Being present. A constant struggle and something I'm working on. I do it so much when I'm at work its like my body wants a break or something when I get home. So I have to remind myself about it often, as I feel that there have been so many missed moments with my family (and even myself for that matter).
The Hands Free Mama blog is an awesome way that brings me back in and she recently had an entry about doing a heart check. I have been implementing it with Zoe lately each night (after our ritual of rocking, singing, praying and talking), to put my ear up to her little chest and to pause and reflect. This little life that I have been given the humongous blessing of being able to nurture and grow. This, this little life that I one day will not be able to listen to the way that I do now. That one day will need her space. This little life that so fragile. That heart beats so strong and quick.

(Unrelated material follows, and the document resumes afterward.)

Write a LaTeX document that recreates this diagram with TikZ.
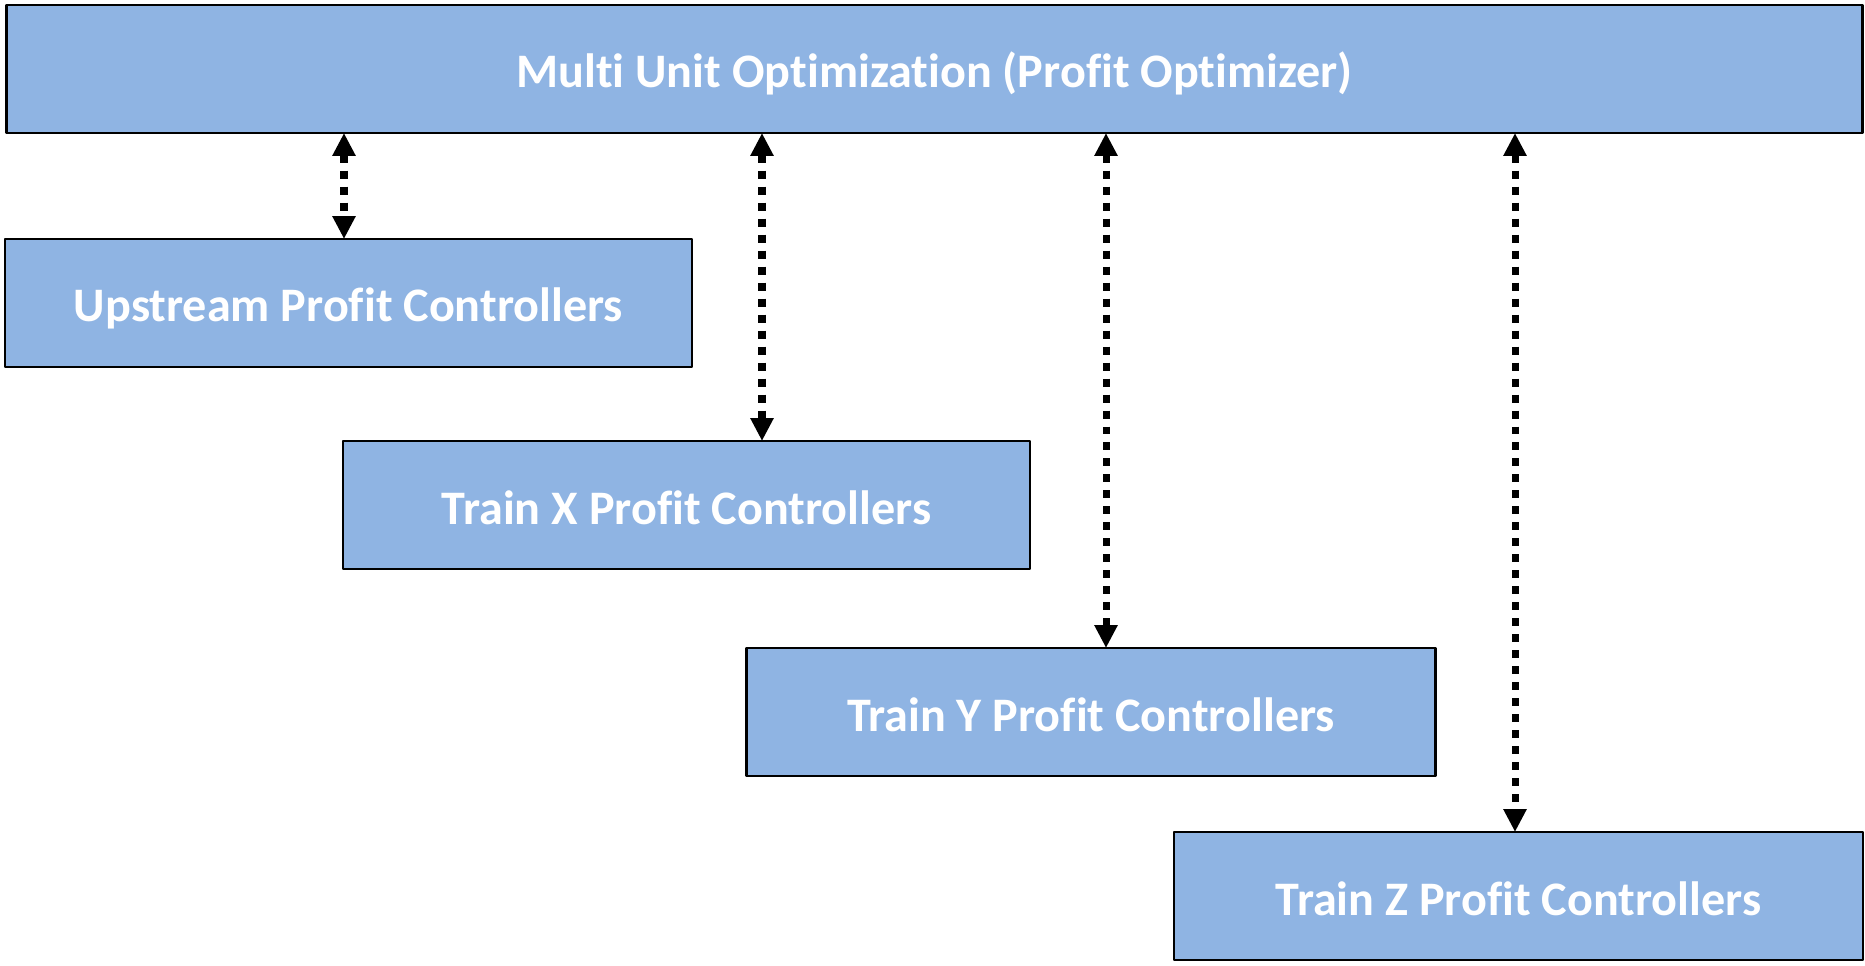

Zoe will listen to my heart as well. Just sit there for a few moments, focusing on this new sound. When she sits up, she asks if it has turned off. I try to explain to her, not yet. I want to promise her that it won't be for a very long long time. I want to, but I can't, for it is not my promise to make. It reminds me of the finiteness of life. How we can't take things for granted. How no matter how tightly we hold on to something, it can never be tight enough to keep it. It often brings tears to my eyes, my little ones heart beat. The junk and lists of the day fade and her breath is all that matters.